**DATA**
start

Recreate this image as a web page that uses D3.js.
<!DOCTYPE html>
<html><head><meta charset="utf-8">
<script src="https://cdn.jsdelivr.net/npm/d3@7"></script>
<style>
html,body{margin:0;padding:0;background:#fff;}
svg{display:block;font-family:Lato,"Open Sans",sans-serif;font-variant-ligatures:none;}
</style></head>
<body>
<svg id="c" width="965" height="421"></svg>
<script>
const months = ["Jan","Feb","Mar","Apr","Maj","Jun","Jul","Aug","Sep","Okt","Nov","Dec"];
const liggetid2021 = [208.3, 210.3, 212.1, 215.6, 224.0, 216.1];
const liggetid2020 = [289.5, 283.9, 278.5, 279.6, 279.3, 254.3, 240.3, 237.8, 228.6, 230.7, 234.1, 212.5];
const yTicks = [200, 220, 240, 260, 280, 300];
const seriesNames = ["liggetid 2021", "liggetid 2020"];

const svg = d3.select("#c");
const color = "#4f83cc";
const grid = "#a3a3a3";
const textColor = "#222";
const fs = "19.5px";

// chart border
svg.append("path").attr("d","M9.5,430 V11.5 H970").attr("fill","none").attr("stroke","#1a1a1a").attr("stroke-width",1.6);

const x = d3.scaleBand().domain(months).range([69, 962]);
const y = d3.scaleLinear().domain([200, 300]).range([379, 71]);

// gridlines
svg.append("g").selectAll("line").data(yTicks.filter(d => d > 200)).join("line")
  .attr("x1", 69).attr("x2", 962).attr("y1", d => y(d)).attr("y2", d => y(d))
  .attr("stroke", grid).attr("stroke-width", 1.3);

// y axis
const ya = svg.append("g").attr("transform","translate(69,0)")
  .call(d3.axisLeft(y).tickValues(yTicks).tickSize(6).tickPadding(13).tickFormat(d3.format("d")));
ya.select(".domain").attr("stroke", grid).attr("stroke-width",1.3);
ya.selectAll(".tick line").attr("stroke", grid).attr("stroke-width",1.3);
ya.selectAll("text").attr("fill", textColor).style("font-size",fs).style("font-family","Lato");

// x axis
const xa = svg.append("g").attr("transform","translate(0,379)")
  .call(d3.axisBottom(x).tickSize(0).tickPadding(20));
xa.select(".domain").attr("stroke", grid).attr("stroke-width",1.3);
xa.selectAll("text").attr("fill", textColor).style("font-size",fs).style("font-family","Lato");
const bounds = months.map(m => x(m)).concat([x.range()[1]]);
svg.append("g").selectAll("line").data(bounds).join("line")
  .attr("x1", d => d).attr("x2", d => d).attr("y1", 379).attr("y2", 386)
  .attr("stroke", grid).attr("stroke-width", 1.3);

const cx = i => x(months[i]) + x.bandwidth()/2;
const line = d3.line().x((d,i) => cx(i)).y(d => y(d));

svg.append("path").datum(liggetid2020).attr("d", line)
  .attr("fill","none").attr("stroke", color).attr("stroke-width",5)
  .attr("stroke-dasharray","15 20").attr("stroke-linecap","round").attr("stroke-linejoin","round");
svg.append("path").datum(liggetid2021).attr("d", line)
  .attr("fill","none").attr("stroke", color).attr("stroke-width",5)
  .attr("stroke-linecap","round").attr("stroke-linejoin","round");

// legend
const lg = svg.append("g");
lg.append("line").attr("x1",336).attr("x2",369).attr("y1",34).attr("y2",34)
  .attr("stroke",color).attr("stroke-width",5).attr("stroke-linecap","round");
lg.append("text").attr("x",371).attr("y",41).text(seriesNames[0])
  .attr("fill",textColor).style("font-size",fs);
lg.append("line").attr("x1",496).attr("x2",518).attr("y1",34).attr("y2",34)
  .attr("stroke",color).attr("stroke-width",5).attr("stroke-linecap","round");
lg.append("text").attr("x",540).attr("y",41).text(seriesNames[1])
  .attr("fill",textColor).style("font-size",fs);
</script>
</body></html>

end

All of the data needs to be reproduced exactly, with no line missing.

**WRITTEN SOLUTION**
Recreate this image as a web page that uses D3.js.
<!DOCTYPE html>
<html><head><meta charset="utf-8">
<script src="https://cdn.jsdelivr.net/npm/d3@7"></script>
<style>
html,body{margin:0;padding:0;background:#fff;}
svg{display:block;font-family:Lato,"Open Sans",sans-serif;font-variant-ligatures:none;}
</style></head>
<body>
<svg id="c" width="965" height="421"></svg>
<script>
const months = ["Jan","Feb","Mar","Apr","Maj","Jun","Jul","Aug","Sep","Okt","Nov","Dec"];
const liggetid2021 = [208.3, 210.3, 212.1, 215.6, 224.0, 216.1];
const liggetid2020 = [289.5, 283.9, 278.5, 279.6, 279.3, 254.3, 240.3, 237.8, 228.6, 230.7, 234.1, 212.5];
const yTicks = [200, 220, 240, 260, 280, 300];
const seriesNames = ["liggetid 2021", "liggetid 2020"];

const svg = d3.select("#c");
const color = "#4f83cc";
const grid = "#a3a3a3";
const textColor = "#222";
const fs = "19.5px";

// chart border
svg.append("path").attr("d","M9.5,430 V11.5 H970").attr("fill","none").attr("stroke","#1a1a1a").attr("stroke-width",1.6);

const x = d3.scaleBand().domain(months).range([69, 962]);
const y = d3.scaleLinear().domain([200, 300]).range([379, 71]);

// gridlines
svg.append("g").selectAll("line").data(yTicks.filter(d => d > 200)).join("line")
  .attr("x1", 69).attr("x2", 962).attr("y1", d => y(d)).attr("y2", d => y(d))
  .attr("stroke", grid).attr("stroke-width", 1.3);

// y axis
const ya = svg.append("g").attr("transform","translate(69,0)")
  .call(d3.axisLeft(y).tickValues(yTicks).tickSize(6).tickPadding(13).tickFormat(d3.format("d")));
ya.select(".domain").attr("stroke", grid).attr("stroke-width",1.3);
ya.selectAll(".tick line").attr("stroke", grid).attr("stroke-width",1.3);
ya.selectAll("text").attr("fill", textColor).style("font-size",fs).style("font-family","Lato");

// x axis
const xa = svg.append("g").attr("transform","translate(0,379)")
  .call(d3.axisBottom(x).tickSize(0).tickPadding(20));
xa.select(".domain").attr("stroke", grid).attr("stroke-width",1.3);
xa.selectAll("text").attr("fill", textColor).style("font-size",fs).style("font-family","Lato");
const bounds = months.map(m => x(m)).concat([x.range()[1]]);
svg.append("g").selectAll("line").data(bounds).join("line")
  .attr("x1", d => d).attr("x2", d => d).attr("y1", 379).attr("y2", 386)
  .attr("stroke", grid).attr("stroke-width", 1.3);

const cx = i => x(months[i]) + x.bandwidth()/2;
const line = d3.line().x((d,i) => cx(i)).y(d => y(d));

svg.append("path").datum(liggetid2020).attr("d", line)
  .attr("fill","none").attr("stroke", color).attr("stroke-width",5)
  .attr("stroke-dasharray","15 20").attr("stroke-linecap","round").attr("stroke-linejoin","round");
svg.append("path").datum(liggetid2021).attr("d", line)
  .attr("fill","none").attr("stroke", color).attr("stroke-width",5)
  .attr("stroke-linecap","round").attr("stroke-linejoin","round");

// legend
const lg = svg.append("g");
lg.append("line").attr("x1",336).attr("x2",369).attr("y1",34).attr("y2",34)
  .attr("stroke",color).attr("stroke-width",5).attr("stroke-linecap","round");
lg.append("text").attr("x",371).attr("y",41).text(seriesNames[0])
  .attr("fill",textColor).style("font-size",fs);
lg.append("line").attr("x1",496).attr("x2",518).attr("y1",34).attr("y2",34)
  .attr("stroke",color).attr("stroke-width",5).attr("stroke-linecap","round");
lg.append("text").attr("x",540).attr("y",41).text(seriesNames[1])
  .attr("fill",textColor).style("font-size",fs);
</script>
</body></html>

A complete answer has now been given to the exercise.